GIVEN INSTRUCTION: Images are excluded; otherwise, output every record exactly.

[Begin DATA ROWS]

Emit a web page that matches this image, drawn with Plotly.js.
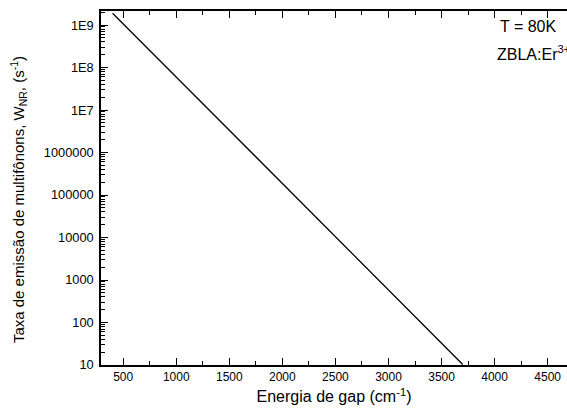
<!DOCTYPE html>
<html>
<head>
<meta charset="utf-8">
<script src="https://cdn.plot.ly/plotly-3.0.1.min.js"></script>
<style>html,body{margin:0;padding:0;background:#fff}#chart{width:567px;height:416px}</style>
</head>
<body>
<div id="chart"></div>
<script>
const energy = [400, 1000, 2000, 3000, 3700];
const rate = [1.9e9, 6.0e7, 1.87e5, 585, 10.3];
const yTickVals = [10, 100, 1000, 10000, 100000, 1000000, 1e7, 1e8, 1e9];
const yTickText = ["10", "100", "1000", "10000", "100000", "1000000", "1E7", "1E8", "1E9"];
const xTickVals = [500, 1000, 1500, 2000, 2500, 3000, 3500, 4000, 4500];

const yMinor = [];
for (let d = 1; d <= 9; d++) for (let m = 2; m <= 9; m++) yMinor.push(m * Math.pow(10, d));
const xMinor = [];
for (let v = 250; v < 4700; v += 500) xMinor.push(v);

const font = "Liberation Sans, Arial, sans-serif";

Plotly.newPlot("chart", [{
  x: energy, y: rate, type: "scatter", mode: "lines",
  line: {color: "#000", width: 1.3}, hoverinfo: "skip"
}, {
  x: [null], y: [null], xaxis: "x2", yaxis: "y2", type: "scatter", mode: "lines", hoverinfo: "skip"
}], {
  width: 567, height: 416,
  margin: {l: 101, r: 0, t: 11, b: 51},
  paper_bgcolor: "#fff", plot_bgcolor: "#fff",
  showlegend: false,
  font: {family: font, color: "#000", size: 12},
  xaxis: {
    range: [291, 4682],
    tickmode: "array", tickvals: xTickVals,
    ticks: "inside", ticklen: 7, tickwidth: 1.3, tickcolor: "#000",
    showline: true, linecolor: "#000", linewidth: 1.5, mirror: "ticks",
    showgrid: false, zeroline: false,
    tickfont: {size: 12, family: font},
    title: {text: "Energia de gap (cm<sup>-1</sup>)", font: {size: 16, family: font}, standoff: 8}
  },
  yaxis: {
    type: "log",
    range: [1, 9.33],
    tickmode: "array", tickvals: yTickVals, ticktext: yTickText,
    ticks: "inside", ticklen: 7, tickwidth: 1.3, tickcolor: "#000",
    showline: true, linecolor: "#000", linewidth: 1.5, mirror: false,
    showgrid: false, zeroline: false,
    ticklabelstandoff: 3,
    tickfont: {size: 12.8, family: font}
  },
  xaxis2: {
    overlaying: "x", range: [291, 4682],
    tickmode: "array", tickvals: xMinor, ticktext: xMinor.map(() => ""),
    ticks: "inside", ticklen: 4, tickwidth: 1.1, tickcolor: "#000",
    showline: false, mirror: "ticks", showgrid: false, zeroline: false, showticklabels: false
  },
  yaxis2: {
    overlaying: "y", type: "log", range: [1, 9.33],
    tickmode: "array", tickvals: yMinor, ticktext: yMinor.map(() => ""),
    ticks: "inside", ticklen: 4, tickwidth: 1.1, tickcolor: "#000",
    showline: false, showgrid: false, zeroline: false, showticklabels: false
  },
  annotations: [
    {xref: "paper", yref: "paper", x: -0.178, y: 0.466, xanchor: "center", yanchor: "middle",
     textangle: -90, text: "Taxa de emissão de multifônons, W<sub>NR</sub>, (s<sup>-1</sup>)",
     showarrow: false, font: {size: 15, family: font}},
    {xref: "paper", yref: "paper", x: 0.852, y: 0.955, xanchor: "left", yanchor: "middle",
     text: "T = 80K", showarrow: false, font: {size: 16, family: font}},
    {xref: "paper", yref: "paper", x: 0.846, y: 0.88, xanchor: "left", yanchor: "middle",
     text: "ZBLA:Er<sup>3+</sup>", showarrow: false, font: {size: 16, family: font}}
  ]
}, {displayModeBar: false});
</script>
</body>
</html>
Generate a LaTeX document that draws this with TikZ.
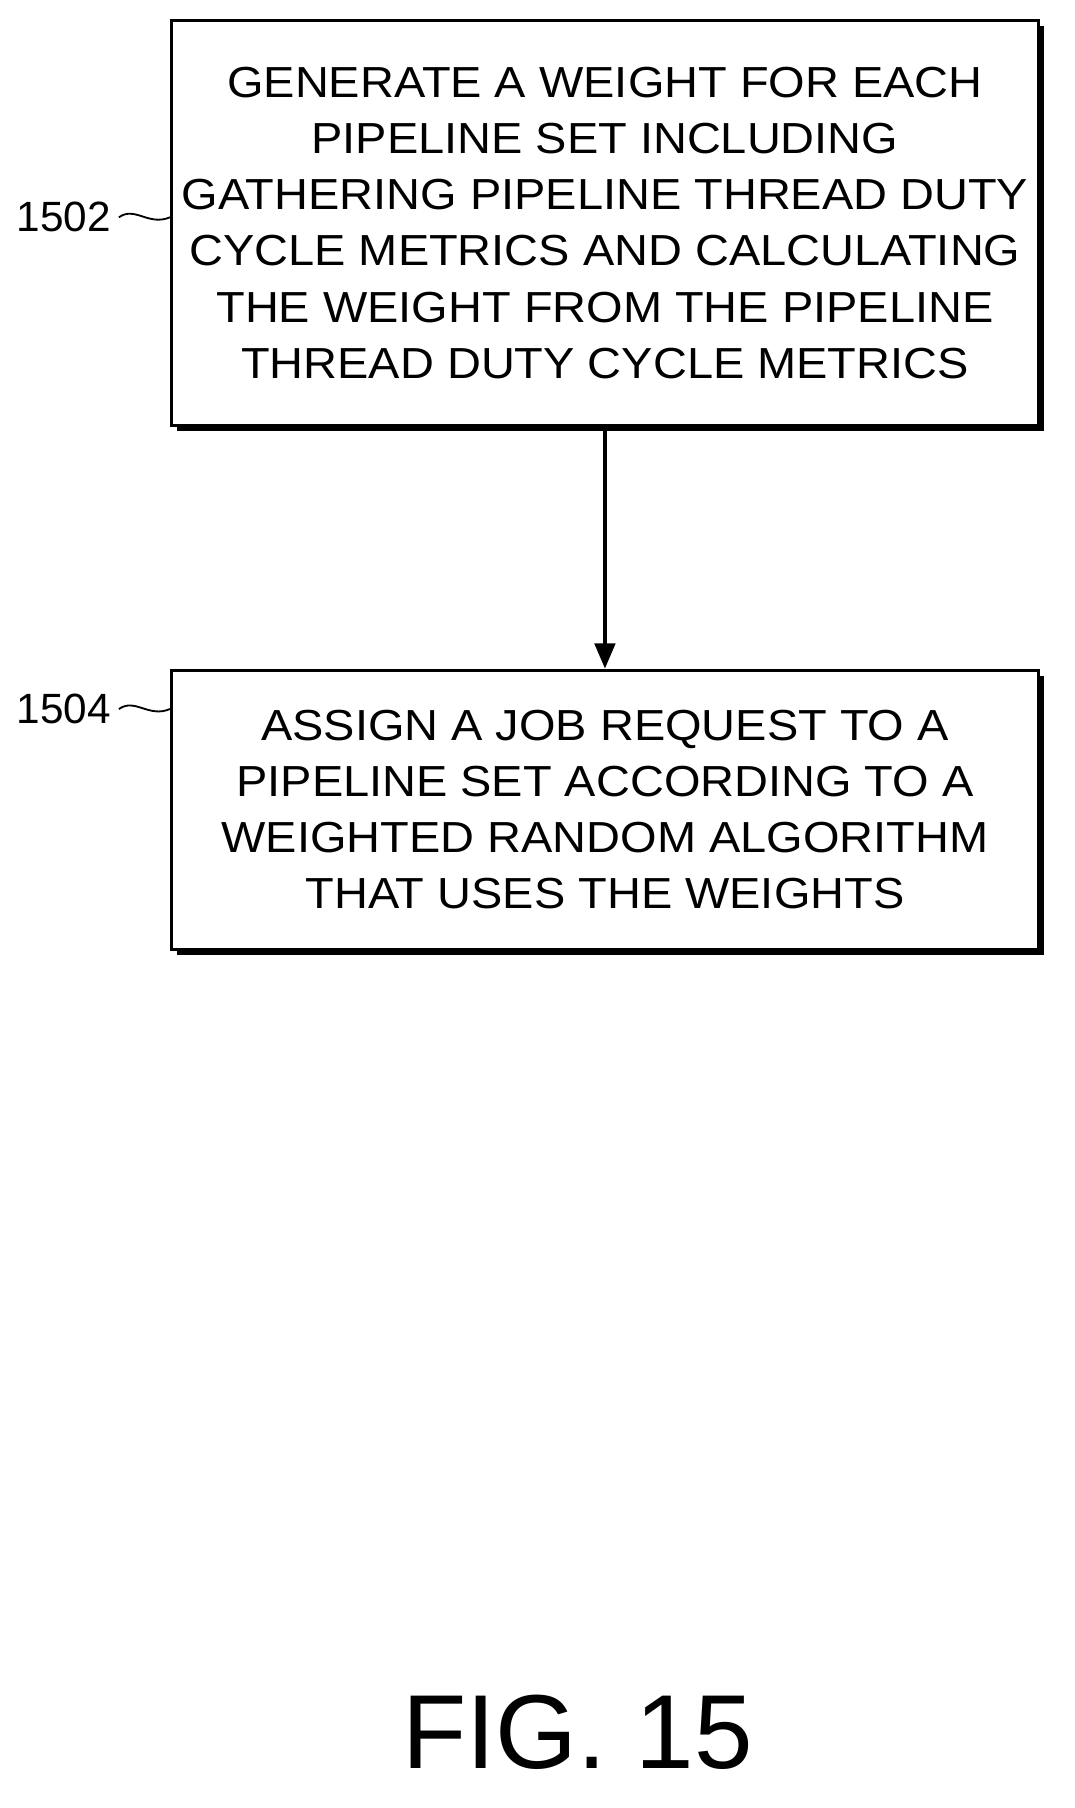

[End DATA ROWS]

FULL SOLUTION:
Emit a web page that matches this image, drawn with Plotly.js.
<!DOCTYPE html>
<html>
<head>
<meta charset="utf-8">
<script src="https://cdn.plot.ly/plotly-3.0.1.min.js"></script>
<style>html,body{margin:0;padding:0;background:#fff}#chart{width:567px;height:416px}</style>
</head>
<body>
<div id="chart"></div>
<script>
const energy = [400, 1000, 2000, 3000, 3700];
const rate = [1.9e9, 6.0e7, 1.87e5, 585, 10.3];
const yTickVals = [10, 100, 1000, 10000, 100000, 1000000, 1e7, 1e8, 1e9];
const yTickText = ["10", "100", "1000", "10000", "100000", "1000000", "1E7", "1E8", "1E9"];
const xTickVals = [500, 1000, 1500, 2000, 2500, 3000, 3500, 4000, 4500];

const yMinor = [];
for (let d = 1; d <= 9; d++) for (let m = 2; m <= 9; m++) yMinor.push(m * Math.pow(10, d));
const xMinor = [];
for (let v = 250; v < 4700; v += 500) xMinor.push(v);

const font = "Liberation Sans, Arial, sans-serif";

Plotly.newPlot("chart", [{
  x: energy, y: rate, type: "scatter", mode: "lines",
  line: {color: "#000", width: 1.3}, hoverinfo: "skip"
}, {
  x: [null], y: [null], xaxis: "x2", yaxis: "y2", type: "scatter", mode: "lines", hoverinfo: "skip"
}], {
  width: 567, height: 416,
  margin: {l: 101, r: 0, t: 11, b: 51},
  paper_bgcolor: "#fff", plot_bgcolor: "#fff",
  showlegend: false,
  font: {family: font, color: "#000", size: 12},
  xaxis: {
    range: [291, 4682],
    tickmode: "array", tickvals: xTickVals,
    ticks: "inside", ticklen: 7, tickwidth: 1.3, tickcolor: "#000",
    showline: true, linecolor: "#000", linewidth: 1.5, mirror: "ticks",
    showgrid: false, zeroline: false,
    tickfont: {size: 12, family: font},
    title: {text: "Energia de gap (cm<sup>-1</sup>)", font: {size: 16, family: font}, standoff: 8}
  },
  yaxis: {
    type: "log",
    range: [1, 9.33],
    tickmode: "array", tickvals: yTickVals, ticktext: yTickText,
    ticks: "inside", ticklen: 7, tickwidth: 1.3, tickcolor: "#000",
    showline: true, linecolor: "#000", linewidth: 1.5, mirror: false,
    showgrid: false, zeroline: false,
    ticklabelstandoff: 3,
    tickfont: {size: 12.8, family: font}
  },
  xaxis2: {
    overlaying: "x", range: [291, 4682],
    tickmode: "array", tickvals: xMinor, ticktext: xMinor.map(() => ""),
    ticks: "inside", ticklen: 4, tickwidth: 1.1, tickcolor: "#000",
    showline: false, mirror: "ticks", showgrid: false, zeroline: false, showticklabels: false
  },
  yaxis2: {
    overlaying: "y", type: "log", range: [1, 9.33],
    tickmode: "array", tickvals: yMinor, ticktext: yMinor.map(() => ""),
    ticks: "inside", ticklen: 4, tickwidth: 1.1, tickcolor: "#000",
    showline: false, showgrid: false, zeroline: false, showticklabels: false
  },
  annotations: [
    {xref: "paper", yref: "paper", x: -0.178, y: 0.466, xanchor: "center", yanchor: "middle",
     textangle: -90, text: "Taxa de emissão de multifônons, W<sub>NR</sub>, (s<sup>-1</sup>)",
     showarrow: false, font: {size: 15, family: font}},
    {xref: "paper", yref: "paper", x: 0.852, y: 0.955, xanchor: "left", yanchor: "middle",
     text: "T = 80K", showarrow: false, font: {size: 16, family: font}},
    {xref: "paper", yref: "paper", x: 0.846, y: 0.88, xanchor: "left", yanchor: "middle",
     text: "ZBLA:Er<sup>3+</sup>", showarrow: false, font: {size: 16, family: font}}
  ]
}, {displayModeBar: false});
</script>
</body>
</html>
Generate a LaTeX document that draws this with TikZ.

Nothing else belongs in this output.